--- BEGIN Data excerpt ---
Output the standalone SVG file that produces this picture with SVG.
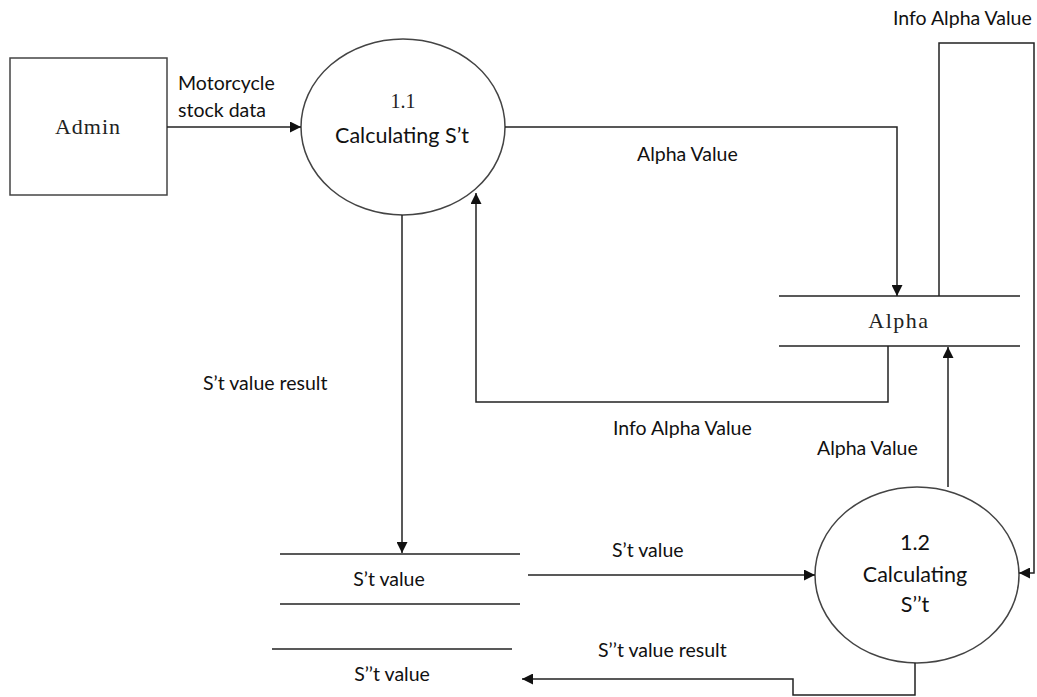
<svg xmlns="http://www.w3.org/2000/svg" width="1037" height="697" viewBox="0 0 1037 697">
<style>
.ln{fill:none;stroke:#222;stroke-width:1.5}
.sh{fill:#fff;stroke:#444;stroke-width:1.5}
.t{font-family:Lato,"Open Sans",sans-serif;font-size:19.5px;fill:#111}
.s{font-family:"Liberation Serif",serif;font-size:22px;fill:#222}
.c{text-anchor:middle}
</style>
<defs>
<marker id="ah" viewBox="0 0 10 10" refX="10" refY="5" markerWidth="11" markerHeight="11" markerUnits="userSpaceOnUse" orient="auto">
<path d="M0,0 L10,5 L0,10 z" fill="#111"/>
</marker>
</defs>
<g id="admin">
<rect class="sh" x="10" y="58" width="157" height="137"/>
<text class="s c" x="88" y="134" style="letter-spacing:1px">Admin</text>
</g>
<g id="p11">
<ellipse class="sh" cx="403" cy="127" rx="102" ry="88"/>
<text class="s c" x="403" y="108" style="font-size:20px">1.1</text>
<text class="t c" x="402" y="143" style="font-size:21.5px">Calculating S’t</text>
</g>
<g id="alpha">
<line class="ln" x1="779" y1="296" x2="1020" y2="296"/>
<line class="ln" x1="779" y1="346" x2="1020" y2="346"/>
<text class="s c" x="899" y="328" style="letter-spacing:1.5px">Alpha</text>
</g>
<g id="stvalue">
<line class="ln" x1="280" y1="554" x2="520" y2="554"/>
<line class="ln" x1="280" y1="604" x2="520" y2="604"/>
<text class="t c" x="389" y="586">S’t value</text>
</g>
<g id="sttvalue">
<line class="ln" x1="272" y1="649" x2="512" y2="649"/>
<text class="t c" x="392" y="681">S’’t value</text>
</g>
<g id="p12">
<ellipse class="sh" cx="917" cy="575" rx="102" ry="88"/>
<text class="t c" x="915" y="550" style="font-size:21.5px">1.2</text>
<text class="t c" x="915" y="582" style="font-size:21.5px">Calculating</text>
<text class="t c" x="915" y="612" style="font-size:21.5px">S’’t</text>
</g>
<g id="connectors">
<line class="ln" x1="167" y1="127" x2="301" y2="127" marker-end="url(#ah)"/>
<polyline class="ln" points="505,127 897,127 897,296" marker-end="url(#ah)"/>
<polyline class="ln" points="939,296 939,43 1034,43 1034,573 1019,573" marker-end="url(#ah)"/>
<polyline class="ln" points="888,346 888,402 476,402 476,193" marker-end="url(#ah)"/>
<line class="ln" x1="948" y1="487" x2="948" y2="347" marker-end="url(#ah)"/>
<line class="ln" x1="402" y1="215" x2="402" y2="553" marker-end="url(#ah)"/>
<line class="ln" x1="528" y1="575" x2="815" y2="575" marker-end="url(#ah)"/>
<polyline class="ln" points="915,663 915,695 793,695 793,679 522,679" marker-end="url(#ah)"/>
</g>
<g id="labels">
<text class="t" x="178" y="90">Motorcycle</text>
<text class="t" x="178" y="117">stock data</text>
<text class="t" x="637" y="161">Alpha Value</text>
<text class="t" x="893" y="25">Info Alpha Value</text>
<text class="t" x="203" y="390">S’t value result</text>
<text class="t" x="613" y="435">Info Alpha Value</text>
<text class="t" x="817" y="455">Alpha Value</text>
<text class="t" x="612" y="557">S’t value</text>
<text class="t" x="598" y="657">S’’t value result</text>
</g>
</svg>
--- END Data excerpt ---
Set problem:
In this exercise, set down all of the data exactly, without the pictures.

Final result:
Output the standalone SVG file that produces this picture with SVG.
<svg xmlns="http://www.w3.org/2000/svg" width="1037" height="697" viewBox="0 0 1037 697">
<style>
.ln{fill:none;stroke:#222;stroke-width:1.5}
.sh{fill:#fff;stroke:#444;stroke-width:1.5}
.t{font-family:Lato,"Open Sans",sans-serif;font-size:19.5px;fill:#111}
.s{font-family:"Liberation Serif",serif;font-size:22px;fill:#222}
.c{text-anchor:middle}
</style>
<defs>
<marker id="ah" viewBox="0 0 10 10" refX="10" refY="5" markerWidth="11" markerHeight="11" markerUnits="userSpaceOnUse" orient="auto">
<path d="M0,0 L10,5 L0,10 z" fill="#111"/>
</marker>
</defs>
<g id="admin">
<rect class="sh" x="10" y="58" width="157" height="137"/>
<text class="s c" x="88" y="134" style="letter-spacing:1px">Admin</text>
</g>
<g id="p11">
<ellipse class="sh" cx="403" cy="127" rx="102" ry="88"/>
<text class="s c" x="403" y="108" style="font-size:20px">1.1</text>
<text class="t c" x="402" y="143" style="font-size:21.5px">Calculating S’t</text>
</g>
<g id="alpha">
<line class="ln" x1="779" y1="296" x2="1020" y2="296"/>
<line class="ln" x1="779" y1="346" x2="1020" y2="346"/>
<text class="s c" x="899" y="328" style="letter-spacing:1.5px">Alpha</text>
</g>
<g id="stvalue">
<line class="ln" x1="280" y1="554" x2="520" y2="554"/>
<line class="ln" x1="280" y1="604" x2="520" y2="604"/>
<text class="t c" x="389" y="586">S’t value</text>
</g>
<g id="sttvalue">
<line class="ln" x1="272" y1="649" x2="512" y2="649"/>
<text class="t c" x="392" y="681">S’’t value</text>
</g>
<g id="p12">
<ellipse class="sh" cx="917" cy="575" rx="102" ry="88"/>
<text class="t c" x="915" y="550" style="font-size:21.5px">1.2</text>
<text class="t c" x="915" y="582" style="font-size:21.5px">Calculating</text>
<text class="t c" x="915" y="612" style="font-size:21.5px">S’’t</text>
</g>
<g id="connectors">
<line class="ln" x1="167" y1="127" x2="301" y2="127" marker-end="url(#ah)"/>
<polyline class="ln" points="505,127 897,127 897,296" marker-end="url(#ah)"/>
<polyline class="ln" points="939,296 939,43 1034,43 1034,573 1019,573" marker-end="url(#ah)"/>
<polyline class="ln" points="888,346 888,402 476,402 476,193" marker-end="url(#ah)"/>
<line class="ln" x1="948" y1="487" x2="948" y2="347" marker-end="url(#ah)"/>
<line class="ln" x1="402" y1="215" x2="402" y2="553" marker-end="url(#ah)"/>
<line class="ln" x1="528" y1="575" x2="815" y2="575" marker-end="url(#ah)"/>
<polyline class="ln" points="915,663 915,695 793,695 793,679 522,679" marker-end="url(#ah)"/>
</g>
<g id="labels">
<text class="t" x="178" y="90">Motorcycle</text>
<text class="t" x="178" y="117">stock data</text>
<text class="t" x="637" y="161">Alpha Value</text>
<text class="t" x="893" y="25">Info Alpha Value</text>
<text class="t" x="203" y="390">S’t value result</text>
<text class="t" x="613" y="435">Info Alpha Value</text>
<text class="t" x="817" y="455">Alpha Value</text>
<text class="t" x="612" y="557">S’t value</text>
<text class="t" x="598" y="657">S’’t value result</text>
</g>
</svg>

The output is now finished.